__Task objective__.
Taking the data below, please print only the lines from the line holding "Clone this chart in Plotly." to the line holding "fig = go.Figure()", inclusive, with pictures omitted.

* start *

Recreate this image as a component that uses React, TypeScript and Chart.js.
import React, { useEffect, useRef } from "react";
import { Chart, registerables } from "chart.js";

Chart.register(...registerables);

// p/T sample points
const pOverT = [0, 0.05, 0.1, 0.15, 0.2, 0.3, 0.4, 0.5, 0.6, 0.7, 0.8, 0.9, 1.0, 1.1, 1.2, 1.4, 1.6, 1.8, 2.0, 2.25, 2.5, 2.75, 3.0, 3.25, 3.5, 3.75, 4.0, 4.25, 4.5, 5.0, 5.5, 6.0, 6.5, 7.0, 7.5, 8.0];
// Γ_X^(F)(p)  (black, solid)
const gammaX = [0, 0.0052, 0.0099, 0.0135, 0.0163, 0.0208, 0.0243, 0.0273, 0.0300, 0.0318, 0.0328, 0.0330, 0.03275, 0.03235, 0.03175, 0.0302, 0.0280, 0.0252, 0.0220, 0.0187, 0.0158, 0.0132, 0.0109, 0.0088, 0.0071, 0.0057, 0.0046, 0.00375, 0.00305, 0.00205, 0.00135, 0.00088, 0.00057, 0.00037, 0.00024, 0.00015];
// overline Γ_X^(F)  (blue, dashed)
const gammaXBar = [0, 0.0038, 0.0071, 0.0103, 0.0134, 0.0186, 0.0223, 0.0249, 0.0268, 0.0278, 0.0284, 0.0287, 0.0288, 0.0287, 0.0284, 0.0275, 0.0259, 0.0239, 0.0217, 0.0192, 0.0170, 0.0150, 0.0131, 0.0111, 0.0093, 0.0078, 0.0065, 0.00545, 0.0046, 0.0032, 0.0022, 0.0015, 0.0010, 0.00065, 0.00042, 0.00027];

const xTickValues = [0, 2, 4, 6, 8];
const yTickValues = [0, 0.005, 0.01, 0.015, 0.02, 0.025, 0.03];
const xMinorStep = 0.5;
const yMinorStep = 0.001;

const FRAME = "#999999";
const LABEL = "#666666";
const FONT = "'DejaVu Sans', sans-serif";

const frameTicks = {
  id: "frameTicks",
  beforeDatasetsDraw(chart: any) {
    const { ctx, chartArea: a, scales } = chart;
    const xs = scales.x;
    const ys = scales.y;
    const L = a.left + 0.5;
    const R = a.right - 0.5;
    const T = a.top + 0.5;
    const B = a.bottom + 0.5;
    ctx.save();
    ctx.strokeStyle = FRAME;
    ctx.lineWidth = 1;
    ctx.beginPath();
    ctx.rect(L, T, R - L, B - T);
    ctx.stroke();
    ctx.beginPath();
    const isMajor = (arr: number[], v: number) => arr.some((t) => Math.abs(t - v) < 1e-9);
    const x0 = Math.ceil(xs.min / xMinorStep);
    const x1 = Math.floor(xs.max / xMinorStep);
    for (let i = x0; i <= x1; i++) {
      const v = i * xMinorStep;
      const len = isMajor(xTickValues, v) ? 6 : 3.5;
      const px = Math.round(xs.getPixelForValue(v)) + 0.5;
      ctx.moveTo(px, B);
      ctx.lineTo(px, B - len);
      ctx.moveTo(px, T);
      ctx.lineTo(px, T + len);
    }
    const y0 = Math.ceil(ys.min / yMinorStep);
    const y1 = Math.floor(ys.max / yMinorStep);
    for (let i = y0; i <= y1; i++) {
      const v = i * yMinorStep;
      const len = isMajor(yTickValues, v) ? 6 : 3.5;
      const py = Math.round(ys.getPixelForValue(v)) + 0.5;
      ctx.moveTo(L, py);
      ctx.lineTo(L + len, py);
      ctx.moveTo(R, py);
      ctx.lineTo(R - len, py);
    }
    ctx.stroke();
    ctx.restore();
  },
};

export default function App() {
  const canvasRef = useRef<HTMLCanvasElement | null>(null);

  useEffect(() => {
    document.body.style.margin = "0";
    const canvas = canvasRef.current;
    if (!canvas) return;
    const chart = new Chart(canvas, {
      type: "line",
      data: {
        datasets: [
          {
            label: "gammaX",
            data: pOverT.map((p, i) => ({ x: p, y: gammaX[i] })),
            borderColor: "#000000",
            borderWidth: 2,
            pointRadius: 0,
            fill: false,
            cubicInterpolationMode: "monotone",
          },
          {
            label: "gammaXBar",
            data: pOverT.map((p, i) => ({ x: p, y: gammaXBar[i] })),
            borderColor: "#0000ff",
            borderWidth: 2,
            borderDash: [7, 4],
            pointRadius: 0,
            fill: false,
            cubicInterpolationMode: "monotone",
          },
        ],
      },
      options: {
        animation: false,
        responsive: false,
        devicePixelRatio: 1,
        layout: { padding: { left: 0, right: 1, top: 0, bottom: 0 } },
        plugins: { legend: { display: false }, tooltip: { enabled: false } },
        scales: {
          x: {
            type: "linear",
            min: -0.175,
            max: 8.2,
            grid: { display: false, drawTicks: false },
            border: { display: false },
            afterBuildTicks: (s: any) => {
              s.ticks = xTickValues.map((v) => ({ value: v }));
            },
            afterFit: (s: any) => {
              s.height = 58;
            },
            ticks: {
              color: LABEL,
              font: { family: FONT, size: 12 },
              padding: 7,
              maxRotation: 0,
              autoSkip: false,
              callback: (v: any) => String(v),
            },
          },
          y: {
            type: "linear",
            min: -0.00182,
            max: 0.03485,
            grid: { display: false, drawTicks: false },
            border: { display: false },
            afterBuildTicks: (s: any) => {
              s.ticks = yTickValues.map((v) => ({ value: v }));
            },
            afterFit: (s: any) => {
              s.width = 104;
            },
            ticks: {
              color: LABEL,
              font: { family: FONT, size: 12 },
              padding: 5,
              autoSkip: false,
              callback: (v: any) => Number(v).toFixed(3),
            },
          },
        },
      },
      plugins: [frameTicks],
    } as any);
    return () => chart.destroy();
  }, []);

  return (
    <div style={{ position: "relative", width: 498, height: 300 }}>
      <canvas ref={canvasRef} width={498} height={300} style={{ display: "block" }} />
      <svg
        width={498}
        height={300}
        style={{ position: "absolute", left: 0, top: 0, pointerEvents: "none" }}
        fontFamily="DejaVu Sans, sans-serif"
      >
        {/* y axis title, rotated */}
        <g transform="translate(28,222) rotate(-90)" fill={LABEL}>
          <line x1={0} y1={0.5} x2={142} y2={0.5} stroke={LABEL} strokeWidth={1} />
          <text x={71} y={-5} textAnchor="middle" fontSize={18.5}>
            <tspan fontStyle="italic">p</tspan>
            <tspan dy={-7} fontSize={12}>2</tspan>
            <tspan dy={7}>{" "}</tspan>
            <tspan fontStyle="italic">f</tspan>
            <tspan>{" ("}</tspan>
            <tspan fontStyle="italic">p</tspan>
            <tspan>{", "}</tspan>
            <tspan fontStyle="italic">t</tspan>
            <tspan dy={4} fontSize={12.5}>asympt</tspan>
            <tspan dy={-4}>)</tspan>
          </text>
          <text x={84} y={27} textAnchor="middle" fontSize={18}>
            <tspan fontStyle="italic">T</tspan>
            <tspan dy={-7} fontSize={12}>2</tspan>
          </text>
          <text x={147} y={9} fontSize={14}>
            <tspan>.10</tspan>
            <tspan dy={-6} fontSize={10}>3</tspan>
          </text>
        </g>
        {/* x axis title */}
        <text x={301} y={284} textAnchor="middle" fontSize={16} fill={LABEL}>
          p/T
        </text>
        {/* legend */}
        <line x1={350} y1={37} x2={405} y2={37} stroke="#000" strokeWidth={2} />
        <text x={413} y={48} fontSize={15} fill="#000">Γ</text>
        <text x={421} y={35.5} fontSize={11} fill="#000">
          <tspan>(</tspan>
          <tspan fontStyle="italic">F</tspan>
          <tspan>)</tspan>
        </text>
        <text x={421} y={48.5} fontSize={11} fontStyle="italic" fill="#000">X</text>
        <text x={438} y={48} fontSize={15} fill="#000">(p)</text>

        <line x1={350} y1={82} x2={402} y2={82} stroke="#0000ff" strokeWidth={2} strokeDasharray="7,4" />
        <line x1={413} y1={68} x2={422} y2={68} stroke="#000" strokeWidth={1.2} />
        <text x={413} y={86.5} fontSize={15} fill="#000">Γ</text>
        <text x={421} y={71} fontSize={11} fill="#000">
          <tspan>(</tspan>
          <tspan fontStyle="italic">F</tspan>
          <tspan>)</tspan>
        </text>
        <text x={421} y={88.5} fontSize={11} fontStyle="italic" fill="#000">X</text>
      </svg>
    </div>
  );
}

* end *
* start *

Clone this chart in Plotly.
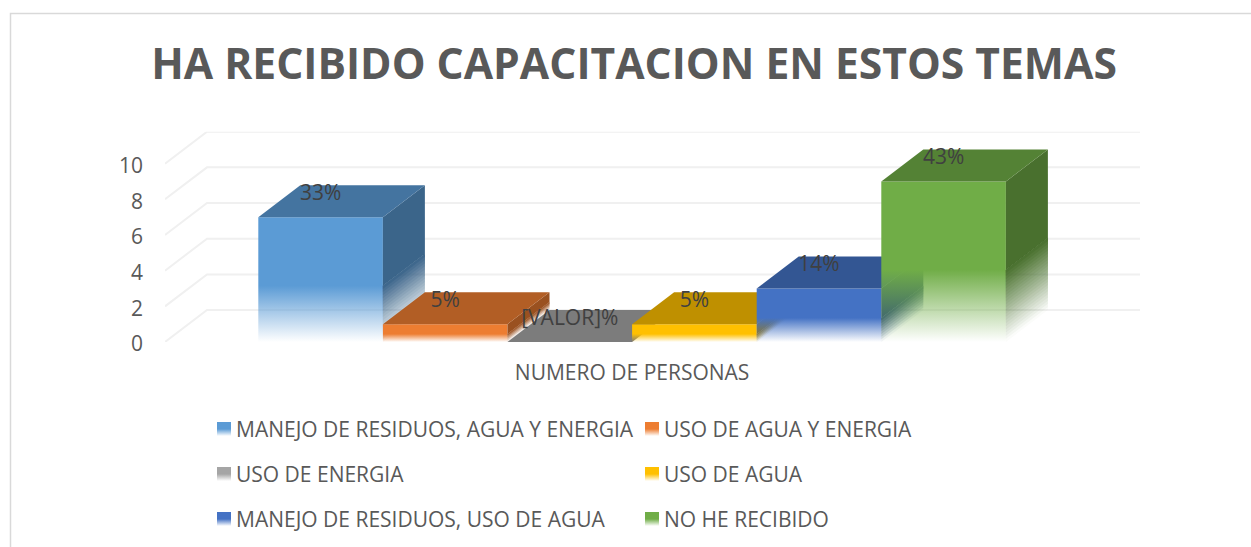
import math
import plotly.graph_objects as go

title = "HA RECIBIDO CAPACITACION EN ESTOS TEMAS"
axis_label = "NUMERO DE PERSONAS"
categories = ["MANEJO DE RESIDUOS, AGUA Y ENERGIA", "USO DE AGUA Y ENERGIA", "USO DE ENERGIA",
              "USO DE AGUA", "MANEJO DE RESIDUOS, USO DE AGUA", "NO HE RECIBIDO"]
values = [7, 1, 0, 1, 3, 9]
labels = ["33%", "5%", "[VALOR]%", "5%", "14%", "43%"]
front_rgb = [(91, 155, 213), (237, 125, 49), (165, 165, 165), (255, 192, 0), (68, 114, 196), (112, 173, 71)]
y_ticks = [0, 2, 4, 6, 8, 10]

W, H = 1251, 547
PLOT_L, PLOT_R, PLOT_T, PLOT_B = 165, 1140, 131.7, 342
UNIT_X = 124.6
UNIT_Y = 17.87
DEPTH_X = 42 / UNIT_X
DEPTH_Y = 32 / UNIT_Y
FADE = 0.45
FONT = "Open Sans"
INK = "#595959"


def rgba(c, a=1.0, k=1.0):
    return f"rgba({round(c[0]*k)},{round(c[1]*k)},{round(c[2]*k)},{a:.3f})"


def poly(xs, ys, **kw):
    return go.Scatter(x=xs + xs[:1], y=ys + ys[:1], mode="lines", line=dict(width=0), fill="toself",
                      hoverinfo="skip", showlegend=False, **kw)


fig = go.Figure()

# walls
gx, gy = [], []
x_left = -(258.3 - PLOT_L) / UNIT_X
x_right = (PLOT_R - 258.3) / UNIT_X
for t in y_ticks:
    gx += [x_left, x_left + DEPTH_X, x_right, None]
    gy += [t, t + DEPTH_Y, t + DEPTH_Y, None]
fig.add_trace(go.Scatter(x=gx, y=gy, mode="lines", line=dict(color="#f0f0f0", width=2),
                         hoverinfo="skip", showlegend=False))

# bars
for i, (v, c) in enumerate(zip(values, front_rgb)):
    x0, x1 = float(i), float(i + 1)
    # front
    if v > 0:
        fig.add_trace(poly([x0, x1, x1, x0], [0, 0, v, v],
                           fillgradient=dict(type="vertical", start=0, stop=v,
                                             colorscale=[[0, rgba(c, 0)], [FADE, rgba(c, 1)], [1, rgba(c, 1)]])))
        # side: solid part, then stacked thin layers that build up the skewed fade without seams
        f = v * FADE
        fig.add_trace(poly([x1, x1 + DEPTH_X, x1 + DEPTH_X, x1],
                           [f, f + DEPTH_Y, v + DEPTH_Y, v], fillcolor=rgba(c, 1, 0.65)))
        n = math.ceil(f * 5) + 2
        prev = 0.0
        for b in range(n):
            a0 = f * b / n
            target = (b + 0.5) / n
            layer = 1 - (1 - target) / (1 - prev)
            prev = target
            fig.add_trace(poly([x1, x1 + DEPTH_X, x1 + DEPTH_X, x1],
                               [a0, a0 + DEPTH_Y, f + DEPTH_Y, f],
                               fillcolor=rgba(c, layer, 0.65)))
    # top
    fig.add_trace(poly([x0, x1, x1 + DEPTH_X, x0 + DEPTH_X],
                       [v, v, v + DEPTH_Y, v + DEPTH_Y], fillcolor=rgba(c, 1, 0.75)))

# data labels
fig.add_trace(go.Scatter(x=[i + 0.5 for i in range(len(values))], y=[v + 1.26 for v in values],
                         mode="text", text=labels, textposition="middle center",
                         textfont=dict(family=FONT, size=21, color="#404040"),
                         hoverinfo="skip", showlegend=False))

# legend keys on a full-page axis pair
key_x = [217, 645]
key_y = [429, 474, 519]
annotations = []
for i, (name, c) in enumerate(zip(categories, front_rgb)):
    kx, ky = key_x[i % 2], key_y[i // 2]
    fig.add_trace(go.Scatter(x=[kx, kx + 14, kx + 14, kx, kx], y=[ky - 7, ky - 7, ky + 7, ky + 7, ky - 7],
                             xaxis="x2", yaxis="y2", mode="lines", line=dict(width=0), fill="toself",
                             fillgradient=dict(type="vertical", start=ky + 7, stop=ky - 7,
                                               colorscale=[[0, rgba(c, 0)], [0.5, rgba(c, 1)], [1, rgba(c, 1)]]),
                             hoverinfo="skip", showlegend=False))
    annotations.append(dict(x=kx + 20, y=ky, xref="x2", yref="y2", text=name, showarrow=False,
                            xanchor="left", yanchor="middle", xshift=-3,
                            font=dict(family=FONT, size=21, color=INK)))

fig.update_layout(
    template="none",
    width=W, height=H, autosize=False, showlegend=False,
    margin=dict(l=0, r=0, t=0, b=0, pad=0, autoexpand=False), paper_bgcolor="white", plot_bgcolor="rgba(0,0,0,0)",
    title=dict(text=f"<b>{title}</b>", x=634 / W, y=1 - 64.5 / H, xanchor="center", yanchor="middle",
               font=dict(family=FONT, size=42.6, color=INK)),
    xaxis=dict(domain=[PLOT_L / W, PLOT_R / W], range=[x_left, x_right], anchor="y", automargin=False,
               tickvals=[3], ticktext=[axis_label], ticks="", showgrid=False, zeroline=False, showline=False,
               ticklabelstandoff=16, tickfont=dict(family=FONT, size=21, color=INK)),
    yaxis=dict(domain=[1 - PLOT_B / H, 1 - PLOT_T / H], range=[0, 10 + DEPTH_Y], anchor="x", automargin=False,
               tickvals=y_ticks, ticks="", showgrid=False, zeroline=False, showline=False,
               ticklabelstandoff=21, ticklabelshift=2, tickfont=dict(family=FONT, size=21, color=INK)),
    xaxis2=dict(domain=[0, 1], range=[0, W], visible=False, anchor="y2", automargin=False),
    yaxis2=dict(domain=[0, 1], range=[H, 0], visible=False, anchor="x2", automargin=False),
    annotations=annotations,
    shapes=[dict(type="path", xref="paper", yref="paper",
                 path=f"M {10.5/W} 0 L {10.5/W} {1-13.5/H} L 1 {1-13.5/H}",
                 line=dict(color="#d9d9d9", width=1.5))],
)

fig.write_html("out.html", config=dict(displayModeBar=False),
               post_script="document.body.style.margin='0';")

* end *

__The response__.
Clone this chart in Plotly.
import math
import plotly.graph_objects as go

title = "HA RECIBIDO CAPACITACION EN ESTOS TEMAS"
axis_label = "NUMERO DE PERSONAS"
categories = ["MANEJO DE RESIDUOS, AGUA Y ENERGIA", "USO DE AGUA Y ENERGIA", "USO DE ENERGIA",
              "USO DE AGUA", "MANEJO DE RESIDUOS, USO DE AGUA", "NO HE RECIBIDO"]
values = [7, 1, 0, 1, 3, 9]
labels = ["33%", "5%", "[VALOR]%", "5%", "14%", "43%"]
front_rgb = [(91, 155, 213), (237, 125, 49), (165, 165, 165), (255, 192, 0), (68, 114, 196), (112, 173, 71)]
y_ticks = [0, 2, 4, 6, 8, 10]

W, H = 1251, 547
PLOT_L, PLOT_R, PLOT_T, PLOT_B = 165, 1140, 131.7, 342
UNIT_X = 124.6
UNIT_Y = 17.87
DEPTH_X = 42 / UNIT_X
DEPTH_Y = 32 / UNIT_Y
FADE = 0.45
FONT = "Open Sans"
INK = "#595959"


def rgba(c, a=1.0, k=1.0):
    return f"rgba({round(c[0]*k)},{round(c[1]*k)},{round(c[2]*k)},{a:.3f})"


def poly(xs, ys, **kw):
    return go.Scatter(x=xs + xs[:1], y=ys + ys[:1], mode="lines", line=dict(width=0), fill="toself",
                      hoverinfo="skip", showlegend=False, **kw)


fig = go.Figure()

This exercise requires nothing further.